Anna Fracassi - L’ennesimo blog di cucina

  • Difficoltà

    Low

  • Stagionatura

    18 months

  • For 12 samosas
  • 150 g flour
  • 50 g Parmigiano Reggiano 14 months
  • 50 g boiled peas
  • 2 small potatoes (or one large)
  • 1 tbsp sunflower oil
  • 1 fresh green chilli
  • 1 tsp cumin seeds
  • 1/2 tsp turmeric
  • 1 tsp garam masala
  • 1/2 tsp chilli powder
  • 1 bunch of fresh coriander
  • plain yogurt
  • 1 clove of garlic
  • seed oil for frying
  • water as needed
  • salt and pepper to taste

Mix the flour, salt and sunflower oil. Once the ingredients are mixed add a little water at room temperature and form an elastic ball, cover it in cling film and place in the fridge to rest for about an hour.
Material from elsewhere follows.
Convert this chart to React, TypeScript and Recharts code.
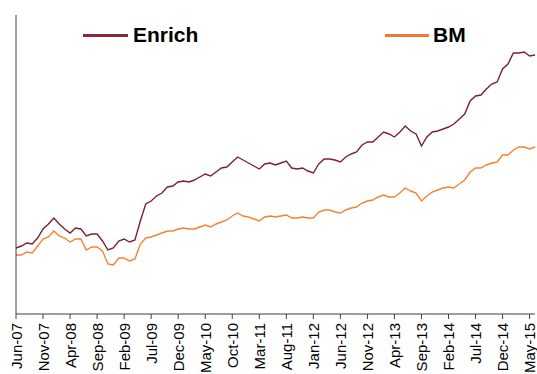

After boiling the potatoes, peel and cut them into very small cubes. Sauté the peas with a little olive oil, cumin and turmeric and cook for 5 minutes. Combine the coriander, chilli, finely chopped green pepper, garam masala and chilli powder. After a few minutes, add the potatoes and Parmigiano Reggiano shaved into thin slices. Turn off the heat and let it cool. Remove the dough from the refrigerator, divide it into six pieces and make a thin circle out of each one. Divide the circle in half, moisten the cut side, fold in half and seal. Form a cone and fill with the stuffing. Seal and repeat for all 12 samosas. Heat the frying oil in a small deep pan and fry the samosas one by one until they are golden and crispy. Drain and dry with paper towels. Serve with the yogurt, garlic and chopped coriander sauce and garnish with a sprinkling of grated Parmigiano Reggiano.

HISTORY

I made this samosa recipe, a traditional Indian appetizer, with an Italian twist; a few flakes of Parmigiano Reggiano cheese in the filling. A tasty melty surprise. I tried the samosas for the first time in an Indian restaurant in Como and I fell in love with them. Then I was asked to take part in the Parmigiano Reggiano Chef competition that has "cross cooking" as its theme this year.  In other words, the union of different culinary cultures to appreciate the versatility of Parmigiano Reggiano that enhances and adds flavour to dishes from all around the world. Browsing through the recipe map my thoughts went back to that dinner, so I made a "cross cooking" version of the samosas, replacing the traditional paneer cheese with Parmigiano Reggiano.